File Copy - Check Hash *and* File Date? -Newbie

I’m new to powershell and was working on a script to copy files from one directory and subdirectories to another. I found an example script and was wondering about the reason to check the hash in addition to the file date?

In the script, the destination is checked for the existence of the same-named file. If that file exists, the hash is checked, and if it’s different the file dates are checked and THEN the file is copied over.

Thinking out loud, if the file dates are the same but the hash is different, I really wouldn’t know how to resolve which file to keep without opening both and checking them out. Otherwise, I’d just copy the latest file to the destination directory.

Can you all think of an instance where the file name and date would be the same but somehow the hash is different? I’m thinking that would be really weird, and rare, and as such I’m thinking of dumping that part of the code just to save some processing time.

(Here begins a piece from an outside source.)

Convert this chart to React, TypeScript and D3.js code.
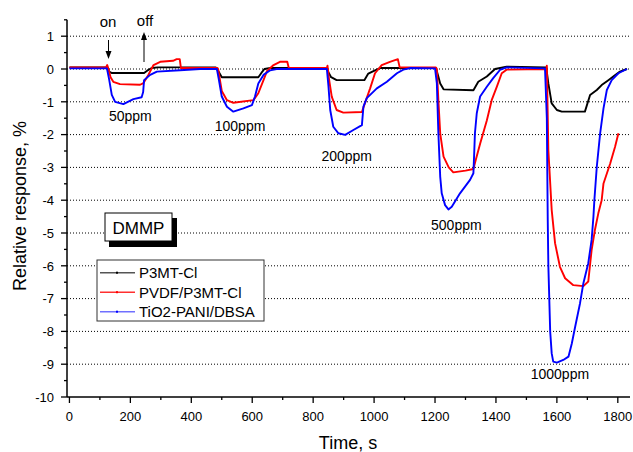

Here’s the example script for reference: xcopy - Powershell Copy-Item but only copy changed files - Stack Overflow

Thank you for your help!

-dad

DADMODE1000,
Welcome to the forum. :wave:t4:

Without following the link at first … my general answer would probably be … well … it depends. :wink:

Usually when it’s about to copy a fairly amount of files or even just one bigger file the command line tool number one on Windows would be robocopy. For the vast majority of the cases it will provide you with the right option to do the job.

Only when it’s not enough to compare the metadata of 2 given files you could check the hash of both files. And it will only tell you if the files are exactly bit equal. It will not tell you what file is newer. If the files are bit equal it does not matter if one of the files is newer - they are the same.

Thanks for the welcome! :smiley:

I’ve seen robocopy suggested and I looked at the options and I couldn’t quite determine if it could be done:

What I’m trying to do with the script (because people like to make lots of empty subdirectories) is to recursively copy all files out of a directory/subdirectories and put them into just one other directory. While it might sound horrible to do that, it will help me not have to search through a bunch of empty directories to find what I might be looking for. Filenames are not always consistent and there’s an abundance of PDF files, so, it’s better to just copy them all out into one place and I can find what I need much more easily.

With robocopy, it seemed that it would always create the directory tree in the destination.

So, if the files aren’t bit equal, one of them is newer, it seems therefore, based on your reaponse, the hash check really isn’t needed. If there are two files with the same name, just check the dates. Thank you for your help!

Well … that’s a quite uncommon requirement I think. And if it has to be this way robocopy is not an option. But …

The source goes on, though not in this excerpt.